A leurs rêves d’une reconstruction preste et grandiloquente d’une Notre-Dame (elle aussi devenue en un instant une marque servie par son cortège de panneaux lumineux : « Parce que c’est Notre-Dame »…) qu’ils voudraient symbolique d’une unité nationale retapée à grands coups de dons de milliardaires, opposons la construction de mille cabanes, disséminées partout au bords des routes et sur les ronds-points, dans les interstices des villes et au cœur des villages. Ces cabanes seront autant de barricades contre l’ordre voulu, et seront autant des barrières contre ce que nous rejetons que les creusets des grandes et petites idées qui vont façonner notre histoire commune à venir. Qu’elles soient matérialisées concrètement, ou simplement symboliques et métaphoriques, les cabanes compteront : par « cabanes » nous entendons tous les espaces et moments que nous pouvons reconquérir ensemble et par lesquelles nous pouvons faire résistance constructivement.
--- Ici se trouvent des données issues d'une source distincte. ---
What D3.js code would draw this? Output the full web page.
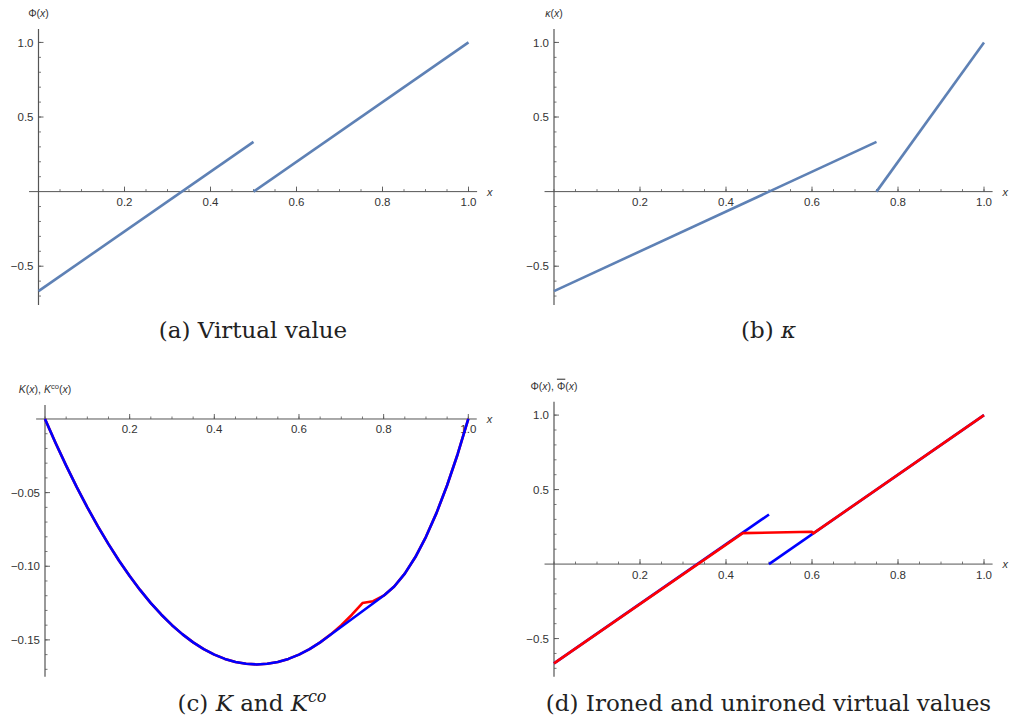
<!DOCTYPE html>
<html>
<head>
<meta charset="utf-8">
<script src="https://cdn.jsdelivr.net/npm/d3@7"></script>
<style>
  body { margin: 0; background: #fff; }
  svg { display: block; background: #fff; }
  .tick-label { font-family: 'Liberation Sans', Arial, sans-serif; font-size: 11.5px; fill: #333; }
  .axis-label { font-family: 'Liberation Sans', Arial, sans-serif; font-size: 10.5px; fill: #333; }
  .caption { font-family: 'DejaVu Serif', serif; font-size: 23px; fill: #222; }
</style>
</head>
<body>
<svg width="1011" height="719"></svg>
<script>
// ---- data ----
const xTickValues = [0.2, 0.4, 0.6, 0.8, 1.0];
const xTickLabels = ['0.2', '0.4', '0.6', '0.8', '1.0'];
const phiTickValues = [-0.5, 0.5, 1.0];
const phiTickLabels = ['\u22120.5', '0.5', '1.0'];
const kTickValues = [-0.15, -0.10, -0.05];
const kTickLabels = ['\u22120.15', '\u22120.10', '\u22120.05'];

// (a) virtual value, two pieces
const phiX1 = [0, 0.5];
const phiY1 = [-0.667, 0.333];
const phiX2 = [0.5, 1.0];
const phiY2 = [0, 1.0];

// (b) kappa, two pieces
const kappaX1 = [0, 0.75];
const kappaY1 = [-0.667, 0.333];
const kappaX2 = [0.75, 1.0];
const kappaY2 = [0, 1.0];

// (c) K (red) and its convex hull K^co (blue)
const kX = [0, 0.025, 0.05, 0.075, 0.1, 0.125, 0.15, 0.175, 0.2, 0.225, 0.25, 0.275, 0.3, 0.325,
  0.35, 0.375, 0.4, 0.425, 0.45, 0.475, 0.5, 0.525, 0.55, 0.575, 0.6, 0.625, 0.65, 0.675, 0.7,
  0.725, 0.75, 0.775, 0.8, 0.825, 0.85, 0.875, 0.9, 0.925, 0.95, 0.975, 1.0];
const kY = [0, -0.01625, -0.03167, -0.04625, -0.06, -0.07292, -0.085, -0.09625, -0.10667, -0.11625,
  -0.125, -0.13292, -0.14, -0.14625, -0.15167, -0.15625, -0.16, -0.16292, -0.165, -0.16625, -0.16667,
  -0.16625, -0.165, -0.16292, -0.16, -0.15625, -0.15167, -0.14625, -0.14, -0.13292, -0.125,
  -0.12375, -0.12, -0.11375, -0.105, -0.09375, -0.08, -0.06375, -0.045, -0.02375, 0];
const kcoX = [0, 0.025, 0.05, 0.075, 0.1, 0.125, 0.15, 0.175, 0.2, 0.225, 0.25, 0.275, 0.3, 0.325,
  0.35, 0.375, 0.4, 0.425, 0.45, 0.475, 0.5, 0.525, 0.55, 0.575, 0.6, 0.625, 0.65, 0.6585, 0.8028,
  0.825, 0.85, 0.875, 0.9, 0.925, 0.95, 0.975, 1.0];
const kcoY = [0, -0.01625, -0.03167, -0.04625, -0.06, -0.07292, -0.085, -0.09625, -0.10667, -0.11625,
  -0.125, -0.13292, -0.14, -0.14625, -0.15167, -0.15625, -0.16, -0.16292, -0.165, -0.16625, -0.16667,
  -0.16625, -0.165, -0.16292, -0.16, -0.15625, -0.15167, -0.1499, -0.1194,
  -0.11375, -0.105, -0.09375, -0.08, -0.06375, -0.045, -0.02375, 0];

// (d) ironed virtual value (red)
const ironX = [0, 0.439, 0.600, 0.603, 1.0];
const ironY = [-0.667, 0.208, 0.217, 0.206, 1.0];

function whenLoaded() {
  const svg = d3.select('svg');
  const muted = '#5e81b5';
  const red = '#ff0000';
  const blue = '#0000ff';

  const drawPanel = p => {
    const xScale = d3.scaleLinear().domain([0, 1]).range(p.xRange);
    const yScale = d3.scaleLinear().domain(p.yDomain).range(p.yRange);
    const g = svg.append('g');
    const axisColor = '#555';
    const x0 = xScale(0), y0 = yScale(0);

    // x axis line
    g.append('line')
      .attr('x1', xScale(p.xAxisDomain[0])).attr('x2', xScale(p.xAxisDomain[1]))
      .attr('y1', y0).attr('y2', y0)
      .attr('stroke', axisColor).attr('stroke-width', 1);
    // y axis line
    g.append('line')
      .attr('x1', x0).attr('x2', x0)
      .attr('y1', yScale(p.yDomain[0])).attr('y2', yScale(p.yDomain[1]))
      .attr('stroke', axisColor).attr('stroke-width', 1.2);

    // x ticks (minor every 0.05)
    const xMinor = d3.range(0, 21).map(i => i * 0.05);
    g.selectAll('.xminor').data(xMinor).enter().append('line')
      .attr('x1', d => xScale(d)).attr('x2', d => xScale(d))
      .attr('y1', y0).attr('y2', y0 - 2.5)
      .attr('stroke', axisColor).attr('stroke-width', 0.8);
    g.selectAll('.xmajor').data(xTickValues).enter().append('line')
      .attr('x1', d => xScale(d)).attr('x2', d => xScale(d))
      .attr('y1', y0).attr('y2', y0 - 5)
      .attr('stroke', axisColor).attr('stroke-width', 0.9);
    g.selectAll('.xlab').data(xTickValues).enter().append('text')
      .attr('class', 'tick-label')
      .attr('x', d => xScale(d)).attr('y', y0 + 14.5)
      .attr('text-anchor', 'middle')
      .text((d, i) => xTickLabels[i]);

    // y ticks
    g.selectAll('.yminor').data(p.yMinor).enter().append('line')
      .attr('x1', x0).attr('x2', x0 + 2.5)
      .attr('y1', d => yScale(d)).attr('y2', d => yScale(d))
      .attr('stroke', axisColor).attr('stroke-width', 0.8);
    g.selectAll('.ymajor').data(p.yTicks).enter().append('line')
      .attr('x1', x0).attr('x2', x0 + 5)
      .attr('y1', d => yScale(d)).attr('y2', d => yScale(d))
      .attr('stroke', axisColor).attr('stroke-width', 0.9);
    g.selectAll('.ylab').data(p.yTicks).enter().append('text')
      .attr('class', 'tick-label')
      .attr('x', x0 - 5).attr('y', d => yScale(d))
      .attr('dy', '0.36em')
      .attr('text-anchor', 'end')
      .text((d, i) => p.yLabels[i]);

    // axis labels
    const xl = g.append('text').attr('class', 'axis-label')
      .attr('x', xScale(p.xAxisDomain[1]) + 10).attr('y', y0 + 4)
      .style('font-style', 'italic').style('font-size', '11px')
      .text('x');
    const yl = g.append('text').attr('class', 'axis-label')
      .attr('x', x0).attr('y', yScale(p.yDomain[1]) - 12)
      .attr('text-anchor', 'middle');
    p.yAxisLabel(yl);

    // curves
    const line = d3.line().x(d => xScale(d[0])).y(d => yScale(d[1]));
    p.series.forEach(s => {
      g.append('path')
        .datum(d3.zip(s.xs, s.ys))
        .attr('d', line)
        .attr('fill', 'none')
        .attr('stroke', s.color)
        .attr('stroke-width', 2.6)
        .attr('stroke-linejoin', 'round');
    });

    // caption
    p.caption(svg.append('text').attr('class', 'caption')
      .attr('x', p.captionX).attr('y', p.captionY)
      .attr('text-anchor', 'middle'));
  };

  const phiMinor = d3.range(-7, 11).filter(i => i !== 0).map(i => i / 10);
  const kMinor = d3.range(-17, 0).map(i => i / 100);

  const italic = (t, s) => t.append('tspan').style('font-style', 'italic').text(s);

  drawPanel({
    xRange: [38.5, 468.5], yDomain: [-0.76, 1.09], yRange: [305, 29],
    xAxisDomain: [-0.022, 1.02], yTicks: phiTickValues, yLabels: phiTickLabels, yMinor: phiMinor,
    yAxisLabel: t => { t.append('tspan').text('\u03a6('); italic(t, 'x'); t.append('tspan').text(')'); },
    series: [{ xs: phiX1, ys: phiY1, color: muted }, { xs: phiX2, ys: phiY2, color: muted }],
    captionX: 253, captionY: 338,
    caption: t => t.text('(a) Virtual value')
  });

  drawPanel({
    xRange: [554, 984], yDomain: [-0.76, 1.09], yRange: [305, 29],
    xAxisDomain: [-0.022, 1.02], yTicks: phiTickValues, yLabels: phiTickLabels, yMinor: phiMinor,
    yAxisLabel: t => { italic(t, '\u03ba'); t.append('tspan').text('('); italic(t, 'x'); t.append('tspan').text(')'); },
    series: [{ xs: kappaX1, ys: kappaY1, color: muted }, { xs: kappaX2, ys: kappaY2, color: muted }],
    captionX: 768.5, captionY: 338,
    caption: t => { t.append('tspan').text('(b) '); italic(t, '\u03ba'); }
  });

  drawPanel({
    xRange: [45, 468.3], yDomain: [-0.175, 0.0095], yRange: [676.7, 405],
    xAxisDomain: [-0.021, 1.02], yTicks: kTickValues, yLabels: kTickLabels, yMinor: kMinor,
    yAxisLabel: t => {
      italic(t, 'K'); t.append('tspan').text('('); italic(t, 'x'); t.append('tspan').text('), ');
      italic(t, 'K');
      t.append('tspan').attr('dy', -4).style('font-size', '7.5px').text('co');
      t.append('tspan').attr('dy', 4).text('('); italic(t, 'x'); t.append('tspan').text(')');
    },
    series: [{ xs: kX, ys: kY, color: red }, { xs: kcoX, ys: kcoY, color: blue }],
    captionX: 252, captionY: 711,
    caption: t => {
      t.append('tspan').text('(c) '); italic(t, 'K'); t.append('tspan').text(' and ');
      italic(t, 'K');
      t.append('tspan').attr('dy', -9).style('font-size', '16px').style('font-style', 'italic').text('co');
    }
  });

  drawPanel({
    xRange: [554, 984], yDomain: [-0.756, 1.09], yRange: [676.7, 401.7],
    xAxisDomain: [-0.022, 1.02], yTicks: phiTickValues, yLabels: phiTickLabels, yMinor: phiMinor,
    yAxisLabel: t => {
      t.append('tspan').text('\u03a6('); italic(t, 'x'); t.append('tspan').text('), ');
      t.append('tspan').style('text-decoration', 'overline').text('\u03a6');
      t.append('tspan').text('('); italic(t, 'x'); t.append('tspan').text(')');
    },
    series: [{ xs: phiX1, ys: phiY1, color: blue }, { xs: phiX2, ys: phiY2, color: blue },
             { xs: ironX, ys: ironY, color: red }],
    captionX: 768.5, captionY: 711,
    caption: t => t.text('(d) Ironed and unironed virtual values')
  });
}

window.onload = whenLoaded;
</script>
</body>
</html>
A un « art d’être Français » qui ne dit rien d’autre que l’éloquence creuse d’un président en mal de philosophie, opposons celui que nous réinventons dans nos échanges, par nos tables et manifs partagées et nos combats communs. Ne posons pas trop vite des mots dessus ; il y a des chances que notre art soit bien plus un artisanat pluriel et protéiforme forgé graduellement par les millions de mains qui voudront bien se mettre à la pâte.
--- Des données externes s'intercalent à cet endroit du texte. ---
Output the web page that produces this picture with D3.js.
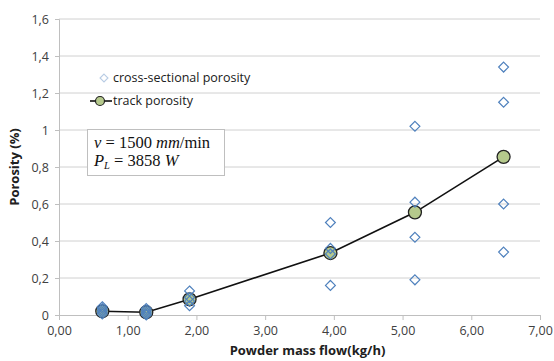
<!DOCTYPE html>
<html>
<head>
<meta charset="utf-8">
<script src="https://cdn.jsdelivr.net/npm/d3@7"></script>
<style>
  body { margin: 0; background: #fff; }
  svg { display: block; }
  .tick text { font-family: "Open Sans", sans-serif; font-size: 12.5px; fill: #404040; }
</style>
</head>
<body>
<div id="chart"></div>
<script>
// track porosity (mean per powder mass flow)
const flowRates = [0.63, 1.27, 1.90, 3.95, 5.18, 6.47];
const trackPorosity = [0.02, 0.015, 0.085, 0.335, 0.555, 0.855];

// cross-sectional porosity measurements, one list per flow rate
const crossPorosity = [
  [0.045, 0.035, 0.025, 0.015, 0.005],
  [0.035, 0.025, 0.015, 0.005, 0.0],
  [0.13, 0.095, 0.075, 0.05],
  [0.50, 0.36, 0.33, 0.16],
  [1.02, 0.61, 0.42, 0.19],
  [1.34, 1.15, 0.60, 0.34]
];

const yTicks = [0, 0.2, 0.4, 0.6, 0.8, 1, 1.2, 1.4, 1.6];
const xTicks = [0, 1, 2, 3, 4, 5, 6, 7];

const width = 554, height = 361;
const margin = { left: 59, right: 14, top: 19, bottom: 46 };

const svg = d3.select('#chart').append('svg')
  .attr('width', width)
  .attr('height', height);

const x = d3.scaleLinear().domain([0, 7]).range([margin.left, width - margin.right]);
const y = d3.scaleLinear().domain([0, 1.6]).range([height - margin.bottom, margin.top]);

const fmt = d => d3.format('.2f')(d).replace('.', ',');
const fmtY = d => (d === 1 ? '1' : d === 0 ? '0' : d3.format('.1f')(d).replace('.', ','));

// horizontal gridlines
svg.append('g')
  .selectAll('line')
  .data(yTicks.filter(d => d > 0))
  .join('line')
  .attr('x1', x(0)).attr('x2', x(7))
  .attr('y1', d => y(d)).attr('y2', d => y(d))
  .attr('stroke', '#d0d0d0')
  .attr('stroke-width', 1);

// y axis
const yAxis = svg.append('g')
  .attr('transform', `translate(${x(0)},0)`)
  .call(d3.axisLeft(y).tickValues(yTicks).tickFormat(fmtY).tickSize(4).tickPadding(6));
yAxis.select('.domain').attr('stroke', '#bfbfbf');
yAxis.selectAll('.tick line').attr('stroke', '#bfbfbf');

// x axis
const xAxis = svg.append('g')
  .attr('transform', `translate(0,${y(0)})`)
  .call(d3.axisBottom(x).tickValues(xTicks).tickFormat(fmt).tickSize(5).tickPadding(6));
xAxis.select('.domain').attr('stroke', '#bfbfbf');
xAxis.selectAll('.tick line').attr('stroke', '#bfbfbf');

// axis titles
svg.append('text')
  .attr('x', (x(0) + x(7)) / 2 + 8)
  .attr('y', 355)
  .attr('text-anchor', 'middle')
  .attr('font-family', '"Open Sans", sans-serif')
  .attr('font-weight', 'bold')
  .attr('font-size', 13)
  .attr('fill', '#202020')
  .text('Powder mass flow(kg/h)');

svg.append('text')
  .attr('transform', `translate(19,${y(0.8)}) rotate(-90)`)
  .attr('text-anchor', 'middle')
  .attr('font-family', '"Open Sans", sans-serif')
  .attr('font-weight', 'bold')
  .attr('font-size', 13)
  .attr('fill', '#202020')
  .text('Porosity (%)');

// track porosity line + markers
const line = d3.line().x((d, i) => x(flowRates[i])).y(d => y(d));
svg.append('path')
  .datum(trackPorosity)
  .attr('d', line)
  .attr('fill', 'none')
  .attr('stroke', '#111')
  .attr('stroke-width', 1.6);

svg.append('g')
  .selectAll('circle')
  .data(trackPorosity)
  .join('circle')
  .attr('cx', (d, i) => x(flowRates[i]))
  .attr('cy', d => y(d))
  .attr('r', 6.5)
  .attr('fill', '#b5c98c')
  .attr('stroke', '#222')
  .attr('stroke-width', 1.3);

// cross-sectional diamonds
const diamond = d3.symbol().type(d3.symbolDiamond2).size(62);
const pts = crossPorosity.flatMap((vals, i) => vals.map(v => ({ fx: flowRates[i], v })));
svg.append('g')
  .selectAll('path')
  .data(pts)
  .join('path')
  .attr('d', diamond)
  .attr('transform', d => `translate(${x(d.fx)},${y(d.v)})`)
  .attr('fill', 'none')
  .attr('stroke', '#4f81bd')
  .attr('stroke-width', 1.2);

// legend
const legend = svg.append('g');
legend.append('path')
  .attr('d', d3.symbol().type(d3.symbolDiamond2).size(40))
  .attr('transform', 'translate(104,78)')
  .attr('fill', 'none')
  .attr('stroke', '#b8cce4')
  .attr('stroke-width', 1.1);
legend.append('text')
  .attr('x', 113).attr('y', 82)
  .attr('font-family', '"Open Sans", sans-serif')
  .attr('font-size', 12.5)
  .attr('fill', '#202020')
  .text('cross-sectional porosity');
legend.append('line')
  .attr('x1', 90).attr('x2', 112)
  .attr('y1', 101).attr('y2', 101)
  .attr('stroke', '#111').attr('stroke-width', 1.6);
legend.append('circle')
  .attr('cx', 100).attr('cy', 101).attr('r', 4.5)
  .attr('fill', '#b5c98c').attr('stroke', '#222').attr('stroke-width', 1.2);
legend.append('text')
  .attr('x', 113).attr('y', 105)
  .attr('font-family', '"Open Sans", sans-serif')
  .attr('font-size', 12.5)
  .attr('fill', '#202020')
  .text('track porosity');

// parameter box
const box = svg.append('g');
box.append('rect')
  .attr('x', 87.5).attr('y', 129.5)
  .attr('width', 137).attr('height', 46)
  .attr('fill', '#fff')
  .attr('stroke', '#bfbfbf');
const t1 = box.append('text')
  .attr('x', 94).attr('y', 148)
  .attr('font-family', '"Liberation Serif", "DejaVu Serif", serif')
  .attr('font-size', 16.5)
  .attr('fill', '#111');
t1.append('tspan').attr('font-style', 'italic').text('v');
t1.append('tspan').text(' = 1500 ');
t1.append('tspan').attr('font-style', 'italic').text('mm');
t1.append('tspan').text('/min');
const t2 = box.append('text')
  .attr('x', 94).attr('y', 166)
  .attr('font-family', '"Liberation Serif", "DejaVu Serif", serif')
  .attr('font-size', 16.5)
  .attr('fill', '#111');
t2.append('tspan').attr('font-style', 'italic').text('P');
t2.append('tspan').attr('font-style', 'italic').attr('font-size', 10.5).attr('dy', 3).text('L');
t2.append('tspan').attr('dy', -3).text(' = 3858 ');
t2.append('tspan').attr('font-style', 'italic').text('W');
</script>
</body>
</html>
Alors, autour de nos tables et de nos feux de joie, nous nous remémorerons peut-être les pages profondes de l’histoire humaine, celles des bascules et des révolutions, celle des effondrements et des renaissances, qui nous enseignent l’immense fragilité de tout système créé par les humains. Ce sont ces mêmes pages qui nous apprennent aussi l’immense force dont nous disposons collectivement pour en changer.
L’appel a été lancé à un 4 mai fait de banquets et de reprise des ronds-points. Militants écolos, rebelles et gilets jaunes, répondons-y, sous la forme que nous souhaitons.